Invoking the Muse in Poems by Adam Mickiewicz and Aleksandr Pushkin

Megan Dixon, Principia College

What role does a female addressee play in a poem? This broad question has many answers. The idea of a muse has often provided a way to talk about how a feminine figure functions, most often as the inspiration for a poem. As a prelude to a longer project on muses in Western poetry, this paper explores the role of female addressees in specific poems. The focus of the paper will remain on close readings of the poems, although it will also include a sketch of secondary literature potentially useful in establishing a framework for a broader discussion.

There is very little material which analyzes explicitly the historical shifts of the muse figure. We are familiar with the traditional invocation of muses in epic poetry, but what happens to the muse as such once the era of epic poetry yields to lyric remains unclear; further, as the assumption of external inspiration inherent in the idea of a "muse" yields to the increasingly personal expressive idea of inspiration during Romanticism, more questions about a muse arise.

The first part of this presentation will briefly present theoretical discussions, both minor and influential, which offer a point of reference for discussions of the "muse." This includes essays by Iosif Brodskij, Jefferson Humphries, and Lisabeth During, as well as material drawn from book-length studies of Russian and English literature. These texts will allow the proposal of a range of possible functions for a female addressee.

After establishing some points of reference, I wish to turn to a specific context for examining muse figures in poetry. My existing interest in Adam Mickiewicz and Aleksandr Pushkin prompts me to turn to these two major poets and their poetry to probe the "muse idea" further. Mickiewicz and Pushkin wrote at a time when the "feminine" was experiencing a resurgence in poetry through Romanticism; many of their poems were written to women of their acquaintance, as was the fashion. Is there anything to discover about muses in such poems, beyond the genre-determined shapes of praise? Gitta Hammarberg has written that during the early years of the nineteenth century in Russia, "attention shifted from important personages to beloved women as the main addressees of poems; from solemn odes to minor madrigals as the most common vehicles for flattering them," (298) linking this shift to a reorientation from the public to the private. If this entailed different attitudes to muses and to women, what was the result for specific poems? This specific cultural context offers an opportunity to analyze poems which have an explicit muse in them, such as Pushkin's "Muza," and those which have a muse-like feminine addressee, such as Mickiewicz's "Do Niemna" ("To the Niemen River") and "Do Mojej Przyjaciolki" ("To My Female Friend).

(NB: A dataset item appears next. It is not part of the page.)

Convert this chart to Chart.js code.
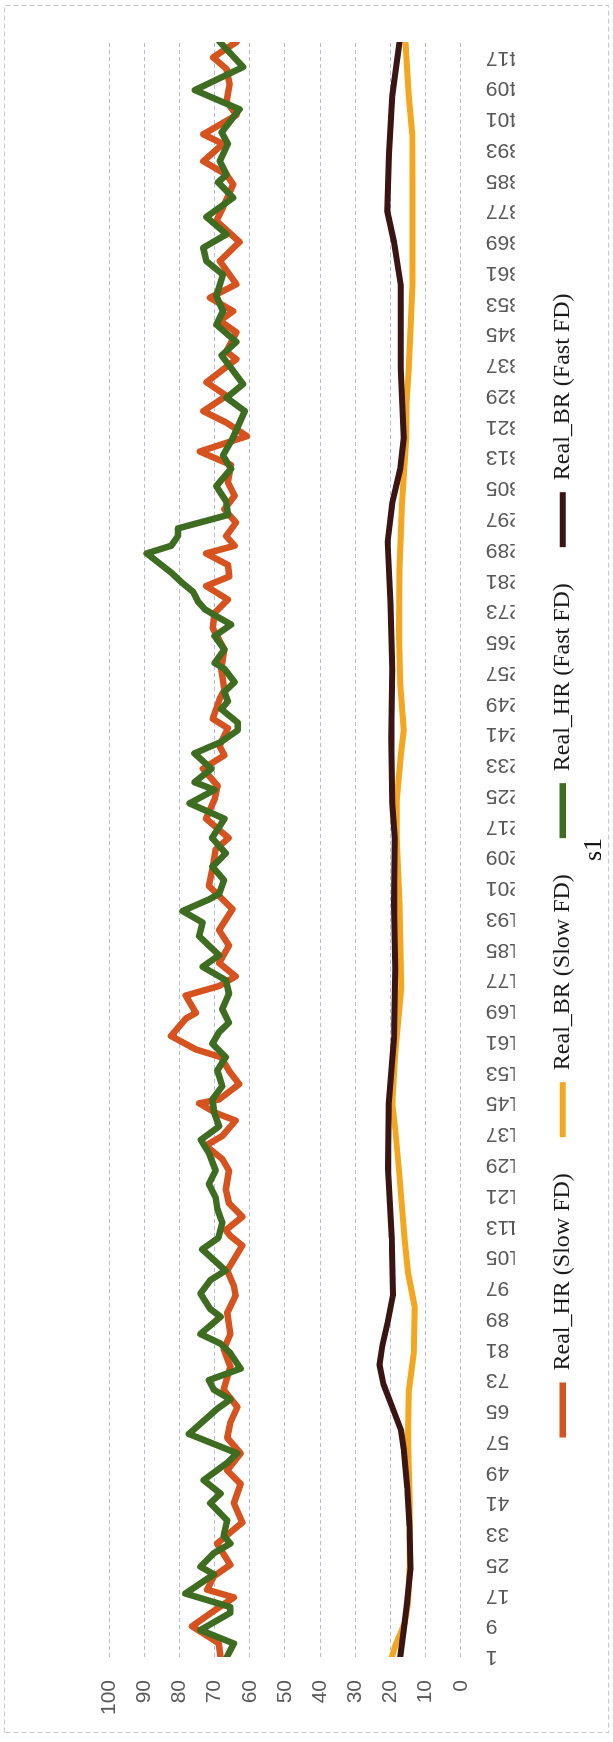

The presentation will contain close readings of these "muse" poems mentioned above, keeping several questions in mind. Do the poems present an active muse figure? Does the poet depend on her for inspiration, and if so, what is the poet's attitude to his dependence? Do the poet and muse interact in any meaningful way? If not, does the poet truly need the muse? And if he does not, what implications might we draw about the persistence of the muse figure in these and other similar poems?